See ingredient substitutions in the recipe notes below

    Instructions

    Cooking stock on the stove top

    • Add the chicken carcass and any other wings or thigh bones you have, carrots, crushed garlic with skins, quartered onions with skins, fresh rosemary, fresh thyme, whole peppercorns to a large stock pot.
    • Add filtered water (if possible) to just below the top of the pan, leaving a little room at the top so it doesn't boil over.
    • Place on the stove top on medium-high heat and partially cover with a lid to allow the water to come to a gentle simmer.
    • Once it comes to a simmer lower the heat to low and keep the pot partially covered.
    • Simmer for as little as 3 hours or up to 8 hours for best flavor in your stock.
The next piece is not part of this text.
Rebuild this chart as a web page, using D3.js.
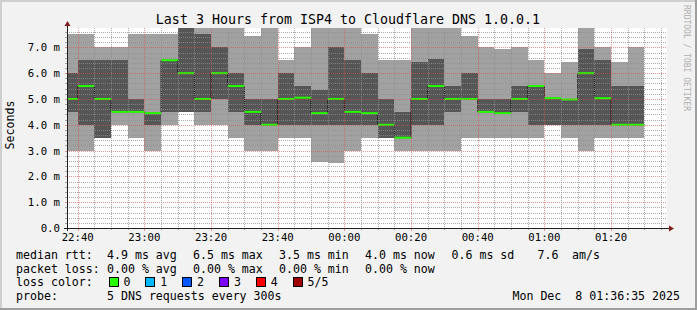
<!DOCTYPE html>
<html>
<head>
<meta charset="utf-8">
<script src="https://cdn.jsdelivr.net/npm/d3@7"></script>
<style>
  body { margin: 0; background: #f2f2f2; }
  svg { display: block; }
  text { font-family: "DejaVu Sans Mono", monospace; fill: #000; }
</style>
</head>
<body>
<svg id="chart" width="697" height="310"></svg>
<script>
// end time of each 5 minute sample
const sampleEnds = ["22:40","22:45","22:50","22:55","23:00","23:05","23:10","23:15","23:20","23:25",
  "23:30","23:35","23:40","23:45","23:50","23:55","00:00","00:05","00:10","00:15",
  "00:20","00:25","00:30","00:35","00:40","00:45","00:50","00:55","01:00","01:05",
  "01:10","01:15","01:20","01:25","01:30"];
// 5 pings per sample, sorted (ms)
const pingMin  = [3.0,3.0,3.5,4.0,3.5,3.0,4.0,4.5,4.0,4.0,3.5,3.0,3.0,3.5,3.5,2.55,2.5,3.0,3.5,3.5,
                  3.0,3.0,3.0,3.0,3.5,3.5,3.5,3.5,3.5,4.0,3.5,3.0,3.5,3.5,3.5];
const pingLow  = [4.5,4.0,3.5,4.5,4.5,4.0,4.5,4.5,4.5,5.0,4.5,4.0,4.0,4.0,4.0,4.0,4.0,4.0,4.0,3.5,
                  3.5,4.0,4.0,4.5,5.0,4.5,4.45,4.5,4.0,4.0,4.0,4.0,4.0,4.0,4.0];
const median   = [5.0,5.5,5.0,4.5,4.5,4.45,6.5,6.0,5.0,6.0,5.5,4.5,4.0,5.0,5.05,4.45,5.0,4.5,4.45,4.0,
                  3.5,5.0,5.5,5.0,5.0,4.5,4.45,5.0,5.5,5.03,4.98,6.0,5.03,4.0,4.0];
const pingHigh = [6.0,6.5,6.5,6.5,5.0,4.45,6.5,8.0,7.5,7.0,6.0,5.0,5.0,6.0,5.5,5.35,7.0,6.5,6.0,5.0,
                  4.5,6.45,6.55,5.5,6.0,5.0,5.0,5.5,5.5,5.03,4.98,6.95,6.5,5.5,5.5];
const pingMax  = [7.5,7.5,7.0,7.0,7.5,7.5,7.5,8.0,8.0,8.0,8.0,7.45,8.0,6.5,7.0,8.0,8.0,8.0,7.5,6.5,
                  6.5,8.0,8.0,8.0,7.45,7.0,6.95,7.0,6.5,6.0,6.45,8.0,7.0,6.45,7.0];

const xTickLabels = ["22:40","23:00","23:20","23:40","00:00","00:20","00:40","01:00","01:20"];
const yTickValues = [0,1,2,3,4,5,6,7];
const yTickLabels = ["0.0","1.0 m","2.0 m","3.0 m","4.0 m","5.0 m","6.0 m","7.0 m"];

const lossLabels = ["0","1","2","3","4","5/5"];
const lossColors = ["#26ff00","#00b8ff","#0059ff","#7e00ff","#ff0000","#a10000"];

const toDate = s => {
  const [h, m] = s.split(":").map(Number);
  return new Date(2025, 11, h >= 12 ? 7 : 8, h, m);
};

const svg = d3.select("#chart");
const W = 697, H = 310;
const plot = { left: 67, right: 667, top: 28, bottom: 228 };

// frame
svg.append("rect").attr("width", W).attr("height", H).attr("fill", "#f2f2f2");
svg.append("path").attr("d", `M0,${H} V0 H${W}`).attr("fill", "none")
  .attr("stroke", "#cfcfcf").attr("stroke-width", 4);
svg.append("path").attr("d", `M0,${H} H${W} V0`).attr("fill", "none")
  .attr("stroke", "#9e9e9e").attr("stroke-width", 4);

const x = d3.scaleTime()
  .domain([new Date(2025, 11, 7, 22, 36, 47), new Date(2025, 11, 8, 1, 36, 47)])
  .range([plot.left, plot.right]);
const y = d3.scaleLinear().domain([0, 7.75]).range([plot.bottom, plot.top]);

svg.append("rect")
  .attr("x", plot.left).attr("y", plot.top)
  .attr("width", plot.right - plot.left).attr("height", plot.bottom - plot.top)
  .attr("fill", "#fff");

svg.append("clipPath").attr("id", "clip").append("rect")
  .attr("x", plot.left).attr("y", plot.top)
  .attr("width", plot.right - plot.left).attr("height", plot.bottom - plot.top);

const samples = sampleEnds.map((s, i) => ({
  end: toDate(s),
  start: d3.timeMinute.offset(toDate(s), -5),
  min: pingMin[i], low: pingLow[i], med: median[i], high: pingHigh[i], max: pingMax[i]
}));

const data = svg.append("g").attr("clip-path", "url(#clip)");

// smoke
data.selectAll(".outer").data(samples).join("rect")
  .attr("class", "outer")
  .attr("x", d => x(d.start)).attr("width", d => x(d.end) - x(d.start))
  .attr("y", d => y(d.max)).attr("height", d => y(d.min) - y(d.max))
  .attr("fill", "#a1a1a1").attr("shape-rendering", "crispEdges");
data.selectAll(".inner").data(samples).join("rect")
  .attr("class", "inner")
  .attr("x", d => x(d.start)).attr("width", d => x(d.end) - x(d.start))
  .attr("y", d => y(d.high)).attr("height", d => y(d.low) - y(d.high))
  .attr("fill", "#565656").attr("shape-rendering", "crispEdges");

// median step line
const stepPts = samples.map(d => [x(d.start), y(d.med)]);
const last = samples[samples.length - 1];
stepPts.push([x(last.end), y(last.med)]);
data.append("path")
  .attr("d", d3.line().curve(d3.curveStepAfter)(stepPts))
  .attr("fill", "none").attr("stroke", "#202020").attr("stroke-width", 1);
data.selectAll(".med").data(samples).join("line")
  .attr("class", "med")
  .attr("x1", d => x(d.start)).attr("x2", d => x(d.end))
  .attr("y1", d => y(d.med)).attr("y2", d => y(d.med))
  .attr("stroke", lossColors[0]).attr("stroke-width", 2);

// grid
const grid = svg.append("g");
const minorCol = "rgba(143,143,143,0.75)", majorCol = "rgba(222,79,79,0.6)";
y.ticks(40).forEach(v => {
  const yy = Math.round(y(v)) + 0.5;
  const major = Math.abs(v - Math.round(v)) < 1e-6;
  grid.append("line").attr("x1", plot.left - 2).attr("x2", plot.left).attr("y1", yy).attr("y2", yy)
    .attr("stroke", major ? majorCol : minorCol);
  grid.append("line").attr("x1", plot.left).attr("x2", plot.right).attr("y1", yy).attr("y2", yy)
    .attr("stroke", major ? majorCol : minorCol).attr("stroke-dasharray", "1,1");
});
const majorTimes = x.ticks(d3.timeMinute.every(20));
x.ticks(d3.timeMinute.every(5)).forEach(t => {
  const xx = Math.round(x(t)) + 0.5;
  const major = majorTimes.some(m => +m === +t);
  grid.append("line").attr("x1", xx).attr("x2", xx).attr("y1", plot.top).attr("y2", plot.bottom)
    .attr("stroke", major ? majorCol : minorCol).attr("stroke-dasharray", "1,1");
  grid.append("line").attr("x1", xx).attr("x2", xx).attr("y1", plot.bottom).attr("y2", plot.bottom + (major ? 3 : 2))
    .attr("stroke", major ? majorCol : minorCol);
});

// axes
const axisCol = "#1f1f1f", arrowCol = "#7f1f1f";
svg.append("line").attr("x1", plot.left - 3).attr("x2", plot.right + 3)
  .attr("y1", plot.bottom + 0.5).attr("y2", plot.bottom + 0.5).attr("stroke", axisCol);
svg.append("line").attr("x1", plot.left + 0.5).attr("x2", plot.left + 0.5)
  .attr("y1", plot.bottom + 3).attr("y2", plot.top - 3).attr("stroke", axisCol);
svg.append("path").attr("d", `M${plot.right + 2},${plot.bottom - 2.5} L${plot.right + 7},${plot.bottom + 0.5} L${plot.right + 2},${plot.bottom + 3.5} Z`)
  .attr("fill", arrowCol);
svg.append("path").attr("d", `M${plot.left - 2.5},${plot.top - 2} L${plot.left + 0.5},${plot.top - 7} L${plot.left + 3.5},${plot.top - 2} Z`)
  .attr("fill", arrowCol);

// tick labels
svg.append("g").selectAll("text").data(yTickValues).join("text")
  .attr("x", 60).attr("y", v => y(v) + 4)
  .attr("text-anchor", "end").attr("font-size", "10.7px")
  .text((v, i) => yTickLabels[i]);
svg.append("g").selectAll("text").data(xTickLabels).join("text")
  .attr("x", s => x(toDate(s))).attr("y", 241)
  .attr("text-anchor", "middle").attr("font-size", "10.7px")
  .text(s => s);

// title and axis title
svg.append("text").attr("x", 348).attr("y", 24).attr("text-anchor", "middle")
  .attr("font-size", "13.3px").text("Last 3 Hours from ISP4 to Cloudflare DNS 1.0.0.1");
svg.append("text").attr("transform", "translate(14,125) rotate(-90)").attr("text-anchor", "middle")
  .attr("font-size", "11.6px").text("Seconds");
svg.append("text").attr("transform", "translate(684,5) rotate(90)")
  .attr("font-size", "8px").style("fill", "#b0b0b0").text("RRDTOOL / TOBI OETIKER");

// legend
const legendRows = [
  { y: 259, items: [[16, "median rtt:"], [107, "4.9 ms avg"], [193, "6.5 ms max"], [279, "3.5 ms min"],
                    [365, "4.0 ms now"], [451.5, "0.6 ms sd"], [537.5, "7.6"], [572, "am/s"]] },
  { y: 272.5, items: [[16, "packet loss:"], [107, "0.00 % avg"], [193, "0.00 % max"], [279, "0.00 % min"],
                      [365, "0.00 % now"]] },
  { y: 286, items: [[16, "loss color:"]] },
  { y: 300, items: [[16, "probe:"], [107, "5 DNS requests every 300s"]] }
];
const leg = svg.append("g").attr("font-size", "11.6px");
legendRows.forEach(r => r.items.forEach(([lx, t]) => {
  leg.append("text").attr("x", lx).attr("y", r.y).text(t);
}));
lossLabels.forEach((l, i) => {
  const bx = 108.5 + i * 36.8;
  leg.append("rect").attr("x", Math.round(bx) + 0.5).attr("y", 277.5).attr("width", 9).attr("height", 9)
    .attr("fill", lossColors[i]).attr("stroke", "#000").attr("stroke-width", 1);
  leg.append("text").attr("x", bx + 15).attr("y", 286).text(l);
});
leg.append("text").attr("x", 680).attr("y", 300).attr("text-anchor", "end")
  .text("Mon Dec  8 01:36:35 2025").style("white-space", "pre");
</script>
</body>
</html>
    If you simmer for more than 3 hours

    • If you simmer for more than 3 hours, you may need to skim the surface of the foam that rises to the top a couple of times. You can use a hand-held sifter to catch the foam easily. You can also use a spoon if you don't have a hand-held sifter.
    • If the water level lowers due to simmering, add some more water while it's simmering.

    Storing the stock

    • Strain the bones and ingredients from the pot.
    • You can pour the stock into mason jars if you have them. I like using a tea strainer when pouring in the stock to strain out any solids from the liquid.
      Use the stock within 3 days of refrigerating.

    Freezing the stock

    • Freeze in mason jars but make sure to let the broth cool down before freezing.  Also leave an inch of empty space at the top of the jar to allow for expansion, otherwise the glass jar could crack in the freezer.
      Or you can freeze your broth into ice cubes so you'll have smaller servings to thaw when you need it.  Once the cubes are frozen, remove them from the ice cube tray and store in a container or freezer bag.
      This takes up less space in your freezer and when you are ready to use it, you can thaw only a small portion of broth at once.

    Instant Pot instructions (the panel buttons may vary based on your model)

    • Add the chicken bones and all other ingredients to the pot. Fill the pot with filtered water all the way up to the fill line, and no more.
    • Place the lid on and turn to secure it. Make sure it's sealed. Flip the knob towards "sealing" to seal in the pressure.
    • Press "pressure cook".  Turn the time to 2 hours or 120 minutes.  The instant pot should say "on" at this point.  This means that the pot is heating up and pressurizing.  This should take about 30 minutes.  Once the instant pot is up to temperature, it will start timing the 2-hour pressure cooking, so you will know how long this will take.
    • Once the instant pot is done with the cooking process, the heat will turn off.  At this point, you will need to release the pressure from the pot.  However, I do NOT recommend releasing the pressure manually from the pressure knob.  Instead, allow the pressure to release naturally, which takes 10-25 minutes, but will keep steam/broth from shooting all over your ceiling!
    • When the silver knob drops next to the knob, the pressure has released.  Remove the lid and strain out all of the ingredients.

    Slow Cooker Instructions

    • Add the chicken carcass and additional ingredients to the crock pot. Pour in enough water to almost the top of the pot.
    • Secure the lid on the crock pot and set the cooking time to low heat for 8 hours or high heat for 4 hours.
    • Remove the lid and skim the foam from the surface with a handheld flour sifter or a spoon.

    Notes

    Swap out ingredients:

    If you don't have onions you can use:
    • 3-5 whole shallots cut in half with skins on.
    • A bundle of green onions.  Use the entire thing in the pot.
    If you don't have fresh rosemary or thyme:
    • Fresh parsley  (you can also use all three if you have these on hand).
    Use vegetable scraps in your broth
    • Keep your onion skins, garlic skins, and carrot skins from previous uses and freeze them in a container.  Add the extra vegetable scraps to the pot for extra flavor.